Dennoch kann ich in der humorvollen Dichtung eher mit Füllwörtern leben als in ernsteren Werken. Zum Beispiel sprechen mich auch sehr sehr viele Sonette hier wenig an (ich habe aber auch schon sehr schöne gelesen), weil die relativ langen Verse den Autor häufig zum "Schwafeln" einladen (meine Erklärung). Aber ich schweife ab. Zurück zum vorliegenden Beispiel:
ein Anflug dieser Traurigkeit,

die seltsam schweigen macht
Nach nochmaligem Lesen finde ich den Übergang von S1 zu S2 doch ganz ansprechend. Selbst das "seltsam", obwohl ich mir nicht sicher bin, ob das Schweigen wirklich seltsam ist. Aber okay, das kannst du ganz anders empfinden.
und aller Sinne sachtes Gut
erkühlt in jene Trauer tut.
Hier stelle ich nach erneutem Lesen fest, dass ich nicht nur das Adjektiv, sondern sogar beide Verse für Füllstoff halte.

Dessen ungeachtet gefällt mir an deiner Version der gewisse Nachhall, den die Binnenreime(?) sacht auf macht bzw. gut (S3V1) auf tut erzeugen.

In der Hoffnung, nicht allzu verschwurbelt argumentiert zu haben...

grüßt Bodo

Thomas 05.09.2015 15:58

Lieber Erich, lieber Bodo,

ich habe Erichs Version extra unter meine gestellt, weil ich sie sehr gut finde, eben anders, aber gut. Das mache ich normalerweise nicht.

Die Foren-Debatten über Füllworte, Wortwiederholungen, etc. nehme ich für mich nicht besonders ernst, da ich glaube, dass ich meistens (und Erich auch) ohne derartige Anfängerfehler auskomme. Außerdem sind die angemahnte Worte oft wichtig und gut.

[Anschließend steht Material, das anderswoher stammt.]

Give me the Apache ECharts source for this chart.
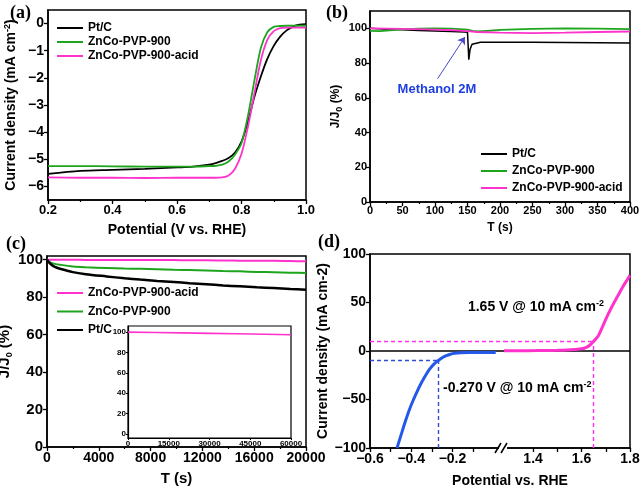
<!DOCTYPE html>
<html><head><meta charset="utf-8">
<script src="https://cdn.jsdelivr.net/npm/echarts@6/dist/echarts.min.js"></script>
<style>html,body{margin:0;padding:0;background:#fff}#c{width:642px;height:491px}</style>
</head><body><div id="c"></div>
<script>
// ---------------- data ----------------
// (a) ORR polarisation curves
const aPotential = [0.2,0.3,0.4,0.5,0.6,0.65,0.7,0.72,0.74,0.76,0.78,0.80,0.82,0.84,0.86,0.88,0.90,0.92,0.94,0.96,0.98,1.0];
const aPtC  = [-5.54,-5.43,-5.39,-5.35,-5.30,-5.27,-5.20,-5.14,-5.06,-4.95,-4.75,-4.35,-3.62,-2.70,-1.95,-1.30,-0.82,-0.48,-0.25,-0.11,-0.04,-0.02];
const aZnCo = [-5.25,-5.25,-5.26,-5.27,-5.27,-5.27,-5.25,-5.24,-5.20,-5.08,-4.82,-4.40,-3.40,-2.10,-0.90,-0.32,-0.12,-0.09,-0.08,-0.08,-0.08,-0.08];
const aAcid = [-5.67,-5.68,-5.68,-5.69,-5.68,-5.68,-5.68,-5.68,-5.67,-5.60,-5.35,-4.80,-3.80,-2.57,-1.35,-0.60,-0.28,-0.17,-0.15,-0.15,-0.15,-0.15];
const aYTicks = [-6,-5,-4,-3,-2,-1,0];

// (b) methanol tolerance
const bTimePt   = [0,25,50,75,100,125,145,150,151,152,154,157,160,170,200,250,300,350,400];
const bPtC      = [100,99.5,99.2,98.8,98.5,98.2,97.9,97.7,90,82,88,90.8,91.6,92,92,92,91.9,91.7,91.5];
const bTimeZn   = [0,15,30,50,75,100,125,150,158,165,180,200,250,300,350,400];
const bZnCo     = [98.6,98.4,98.9,99.4,99.8,100,99.8,99.3,98.5,98.2,98.6,99.1,99.7,100,99.8,99.6];
const bTimeAcid = [0,50,100,130,150,165,200,250,300,350,400];
const bAcid     = [100,99.7,99.3,98.9,98.4,97.9,97.6,97.3,97.5,97.9,98.2];
const bYTicks = [0,20,40,60,80,100];
const bArrow = [[104,71],[146,95]];
const bNote = [103,65];

// (c) chronoamperometric stability
const cTime = [0,100,300,600,1000,2000,3000,4600,6000,7200,8500,9800,11000,12300,13600,14900,16200,17500,18800,20000];
const cPtC  = [100,99,97.6,96.2,95.2,93.4,92.3,91.1,90.1,89.4,88.7,88.1,87.5,86.9,86.3,85.8,85.3,84.9,84.4,84.0];
const cZnCo = [100,99.2,98.5,97.8,97.3,96.4,96.0,95.6,95.3,95.2,94.9,94.6,94.5,94.3,94.0,93.8,93.5,93.3,93.1,92.9];
const cAcid = [100,100,100,100,100,100,99.9,99.9,99.9,99.8,99.8,99.8,99.7,99.7,99.6,99.5,99.4,99.4,99.3,99.2];
const cYTicks = [0,20,40,60,80,100];
// inset (long-term, acid sample)
const insetTime = [0,10000,20000,30000,40000,50000,60000];
const insetAcid = [100,99.6,99.2,98.8,98.4,97.9,97.4];

// (d) HER / OER polarisation
const herPotential = [-0.469,-0.45,-0.43,-0.41,-0.39,-0.37,-0.35,-0.33,-0.31,-0.29,-0.27,-0.25,-0.23,-0.21,-0.19,-0.16,-0.12,-0.06,0.01];
const herCurrent   = [-100,-87,-73.5,-61,-50.5,-41,-32.5,-25,-18.5,-13.5,-10,-7,-4.8,-3.3,-2.4,-1.8,-1.5,-1.5,-1.6];
const oerPotential = [1.28,1.35,1.41,1.45,1.5,1.54,1.57,1.6,1.62,1.635,1.65,1.67,1.69,1.71,1.73,1.75,1.77,1.79,1.8];
const oerCurrent   = [0.2,0.3,0.4,0.5,0.7,1,1.5,2.3,3.8,6.2,10,16,27,38,48,57,66,74,78];
const herMark = [-0.27,-10];
const oerMark = [1.65,10];
const dLeftRange = [-0.6,0.05];
const dRightRange = [1.28,1.8];
const dYTicks = [-100,-50,0,50,100];
const herNotePos = [-0.246,-38];
const oerNotePos = [-0.125,45];

// ---------------- helpers ----------------
const FONT = '"Liberation Sans", Arial, sans-serif';
const BLACK='#000000', GREEN='#1ea51e', PINK='#ff33cc', BLUE='#2458e8';
const PINKDASH='#ff30f0', BLUEDASH='#2f4fd0';
const zip = (xs, ys) => xs.map((x,i)=>[x, ys[i]]);
const fmt1 = v => Number(v).toFixed(1).replace('-', '\u2212');
const fmt0 = v => String(Math.round(v)).replace('-', '\u2212');
const fmtRaw = v => String(Math.round(v));

function merge(a, b){
  const out = Array.isArray(a) ? a.slice() : Object.assign({}, a);
  for (const k in b){
    if (b[k] && typeof b[k]==='object' && !Array.isArray(b[k]) && a && typeof a[k]==='object' && !Array.isArray(a[k])) out[k]=merge(a[k], b[k]);
    else out[k]=b[k];
  }
  return out;
}
function axis(gridIndex, min, max, opts){
  return merge({
    type:'value', gridIndex, min, max, scale:false,
    axisLine:{show:true, onZero:false, lineStyle:{color:'#000', width:1.5}},
    axisTick:{show:true, inside:false, length:4, lineStyle:{color:'#000', width:1.3}},
    minorTick:{show:false},
    axisLabel:{show:true, color:'#000', fontFamily:FONT, fontWeight:'bold', fontSize:13, margin:4, hideOverlap:false, formatter:fmtRaw},
    splitLine:{show:false}, minorSplitLine:{show:false},
    nameLocation:'middle',
    nameTextStyle:{color:'#000', fontFamily:FONT, fontWeight:'bold', fontSize:14}
  }, opts||{});
}
function grid(left, top, width, height, border, bg){
  return {left, top, width, height, containLabel:false, outerBoundsMode:'none',
    show: !!border, borderColor:'#000', borderWidth: border||0, backgroundColor: bg || 'transparent'};
}
function line(name, xi, yi, data, color, width, extra){
  return merge({type:'line', name, xAxisIndex:xi, yAxisIndex:yi, data, symbol:'none', showSymbol:false,
    lineStyle:{color, width}, itemStyle:{color}, emphasis:{disabled:true}, silent:true, animation:false}, extra||{});
}
const supRich = {s:{fontSize:9, fontWeight:'bold', fontFamily:FONT, color:'#000', verticalAlign:'top', lineHeight:9}};
const subRich = {s:{fontSize:9, fontWeight:'bold', fontFamily:FONT, color:'#000', verticalAlign:'bottom', lineHeight:9}};
const panelTitle = (t, left, top) => ({text:t, left, top, padding:0,
  textStyle:{fontFamily:'"Liberation Serif", "DejaVu Serif", serif', fontWeight:'bold', fontSize:18, color:'#000'}});
const legendStyle = {fontFamily:FONT, fontWeight:'bold', fontSize:12, color:'#000'};
const names = ['Pt/C','ZnCo-PVP-900','ZnCo-PVP-900-acid'];
const legendBase = {orient:'vertical', icon:'rect', itemWidth:26, itemHeight:2, selectedMode:false, textStyle:legendStyle, padding:0};
const dashStyle = (color) => ({color, width:1.4, type:[4,3], opacity:1});

const option = {
  animation:false,
  backgroundColor:'#fff',
  title:[
    panelTitle('(a)', 10, 4), panelTitle('(b)', 326, 4), panelTitle('(c)', 6, 235), panelTitle('(d)', 318, 233),
    {text:'Potential vs. RHE', left:510, top:474, textAlign:'center', padding:0,
      textStyle:{fontFamily:FONT, fontWeight:'bold', fontSize:14, color:'#000'}}
  ],
  legend:[
    merge(legendBase, {left:57, top:22, itemGap:2, data:names}),
    merge(legendBase, {left:481, top:148, itemGap:5, data:names}),
    merge(legendBase, {left:57, top:287, itemGap:6.5, data:names.slice().reverse()})
  ],
  grid:[
    grid(48, 10, 258, 190, 1.5),          // a
    grid(370, 11, 260, 191, 1.5),         // b
    grid(47, 256, 259, 191, 1.5),         // c
    grid(128, 326, 163, 112, 1.2, '#fff'),// inset
    grid(370, 254, 134, 194, 0),          // d left segment
    grid(504, 254, 126, 194, 0),          // d right segment
    grid(370, 254, 260, 194, 1.5)         // d outer frame
  ],
  xAxis:[
    axis(0, 0.2, 1.0, {interval:0.2, minorTick:{show:true, splitNumber:2, length:2, lineStyle:{color:'#000',width:1.2}},
      axisLabel:{formatter:fmt1, fontSize:13}, name:'Potential (V vs. RHE)', nameGap:23}),
    axis(1, 0, 400, {interval:50, minorTick:{show:true, splitNumber:2, length:2, lineStyle:{color:'#000',width:1.2}},
      axisLabel:{fontSize:11, margin:3}, name:'T (s)', nameGap:20, nameTextStyle:{fontSize:12}}),
    axis(2, 0, 20000, {interval:4000, minorTick:{show:true, splitNumber:2, length:2, lineStyle:{color:'#000',width:1.2}},
      axisLabel:{fontSize:14}, name:'T (s)', nameGap:24, nameTextStyle:{fontSize:15}}),
    axis(3, 0, 60000, {interval:15000, axisLine:{lineStyle:{width:1.2}}, axisTick:{length:2, lineStyle:{width:1}},
      axisLabel:{fontSize:8, margin:2}}),
    axis(4, dLeftRange[0], dLeftRange[1], {axisLabel:{customValues:[-0.6,-0.4,-0.2], formatter:fmt1, fontSize:14},
      axisTick:{customValues:[-0.6,-0.5,-0.4,-0.3,-0.2,-0.1]}}),
    axis(5, dRightRange[0], dRightRange[1], {axisLabel:{customValues:[1.4,1.6,1.8], formatter:fmt1, fontSize:14},
      axisTick:{customValues:[1.4,1.5,1.6,1.7,1.8]}}),
    {type:'value', gridIndex:6, min:0, max:1, show:false}
  ],
  yAxis:[
    axis(0, -6.5, 0.5, {axisLabel:{customValues:aYTicks, formatter:fmt0, fontSize:14}, axisTick:{customValues:aYTicks},
      name:'Current density (mA cm{s|-2})', nameGap:29, nameTextStyle:{fontSize:14, lineHeight:16, rich:supRich}}),
    axis(1, 0, 110, {axisLabel:{customValues:bYTicks, fontSize:11, margin:3}, axisTick:{customValues:bYTicks},
      name:'J/J{s|0} (%)', nameGap:26, nameTextStyle:{fontSize:12, lineHeight:16, rich:subRich}}),
    axis(2, 0, 102, {axisLabel:{customValues:cYTicks, fontSize:15}, axisTick:{customValues:cYTicks},
      name:'J/J{s|0} (%)', nameGap:19, nameTextStyle:{fontSize:15, lineHeight:18, rich:subRich}}),
    axis(3, -4, 106, {axisLabel:{customValues:cYTicks, fontSize:8, margin:2}, axisTick:{customValues:cYTicks, length:2, lineStyle:{width:1}},
      axisLine:{lineStyle:{width:1.2}}}),
    axis(4, -100, 100, {axisLabel:{customValues:dYTicks, formatter:fmt0, fontSize:14}, axisTick:{customValues:dYTicks},
      name:'Current density (mA cm-2)', nameGap:34, nameTextStyle:{fontSize:14}}),
    axis(5, -100, 100, {axisLine:{show:false}, axisLabel:{show:false}, axisTick:{show:false}}),
    {type:'value', gridIndex:6, min:0, max:1, show:false}
  ],
  series:[
    // (a)
    line('Pt/C', 0, 0, zip(aPotential, aPtC), BLACK, 1.8, {smooth:0.3}),
    line('ZnCo-PVP-900', 0, 0, zip(aPotential, aZnCo), GREEN, 1.8, {smooth:0.3}),
    line('ZnCo-PVP-900-acid', 0, 0, zip(aPotential, aAcid), PINK, 1.8, {smooth:0.3}),
    // (b)
    line('Pt/C', 1, 1, zip(bTimePt, bPtC), BLACK, 1.5, {
      markLine:{silent:true, symbol:['none','arrow'], symbolSize:7, label:{show:false},
        lineStyle:{color:'#4646cc', width:1, type:'solid'}, data:[[{coord:bArrow[0]},{coord:bArrow[1]}]]},
      markPoint:{silent:true, symbol:'circle', symbolSize:0, itemStyle:{color:'transparent'},
        label:{show:true, position:'inside', formatter:'Methanol 2M', fontFamily:FONT, fontWeight:'bold', fontSize:13, color:'#1e3ee0'},
        data:[{coord:bNote}]}
    }),
    line('ZnCo-PVP-900', 1, 1, zip(bTimeZn, bZnCo), GREEN, 1.8),
    line('ZnCo-PVP-900-acid', 1, 1, zip(bTimeAcid, bAcid), PINK, 1.8),
    // (c)
    line('ZnCo-PVP-900-acid', 2, 2, zip(cTime, cAcid), PINK, 2, {smooth:0.3}),
    line('ZnCo-PVP-900', 2, 2, zip(cTime, cZnCo), GREEN, 2, {smooth:0.3}),
    line('Pt/C', 2, 2, zip(cTime, cPtC), BLACK, 2.5, {smooth:0.3}),
    // inset
    line('inset', 3, 3, zip(insetTime, insetAcid), PINK, 1.6),
    // (d) HER (left segment)
    line('HER', 4, 4, zip(herPotential, herCurrent), BLUE, 3, {smooth:0.3, z:5,
      markLine:{silent:true, symbol:'none', label:{show:false}, lineStyle:dashStyle(BLUEDASH),
        data:[
          {yAxis:0, lineStyle:{color:'#000', width:1.5, type:'solid'}},
          [{coord:[dLeftRange[0], herMark[1]]}, {coord:herMark}],
          [{coord:[herMark[0], -100]}, {coord:herMark}],
          [{coord:[dLeftRange[0], oerMark[1]], lineStyle:dashStyle(PINKDASH)}, {coord:[dLeftRange[1], oerMark[1]], lineStyle:dashStyle(PINKDASH)}]
        ]},
      markPoint:{silent:true, symbol:'circle', symbolSize:0, itemStyle:{color:'transparent'},
        label:{show:true, position:'right', distance:0, fontFamily:FONT, fontWeight:'bold', fontSize:14, color:'#000', lineHeight:16, rich:supRich},
        data:[
          {coord:herNotePos, label:{formatter:'-0.270 V @ 10 mA cm{s|-2}'}},
          {coord:oerNotePos, label:{formatter:'1.65 V @ 10 mA cm{s|-2}'}}
        ]}
    }),
    // (d) OER (right segment)
    line('OER', 5, 5, zip(oerPotential, oerCurrent), PINK, 3, {smooth:0.3, z:5,
      markLine:{silent:true, symbol:'none', label:{show:false}, lineStyle:dashStyle(PINKDASH),
        data:[
          {yAxis:0, lineStyle:{color:'#000', width:1.5, type:'solid'}},
          [{coord:[dRightRange[0], oerMark[1]]}, {coord:oerMark}],
          [{coord:[oerMark[0], -100]}, {coord:oerMark}]
        ]}
    })
  ],
  graphic:[
    // axis break marker on panel (d)
    {type:'rect', shape:{x:499, y:445, width:8, height:6}, style:{fill:'#fff'}, z:100},
    {type:'line', shape:{x1:495, y1:453, x2:501, y2:443}, style:{stroke:'#000', lineWidth:1.5}, z:101},
    {type:'line', shape:{x1:501, y1:453, x2:507, y2:443}, style:{stroke:'#000', lineWidth:1.5}, z:101}
  ]
};
const chart = echarts.init(document.getElementById('c'), null, {renderer:'canvas'});
chart.setOption(option);
</script></body></html>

Konkret sind im vorliegenden Fall natürlich die drei eingeschobenen Mittelzeilen von Erichs Version eine "Füllung", welche die in meiner Version nur angedeutet Gefühlslage erläutern. Beides geht. Es ist sicher sehr schwierig ein objektives Kriterium dafür zu finden, welches bestimmen könnte, was besser ist.

Liebe Grüße
Thomas

Bodo Neumann 05.09.2015 17:00

Zitat:

Es ist sicher sehr schwierig ein objektives Kriterium dafür zu finden, welches bestimmen könnte, was besser ist.
Hallo Thomas,

das ist zweifellos so. Wir können nur über subjektives Empfinden diskutieren - nichts anderes habe ich getan. Mir ist klar, dass Verse auf jeden anders wirken können.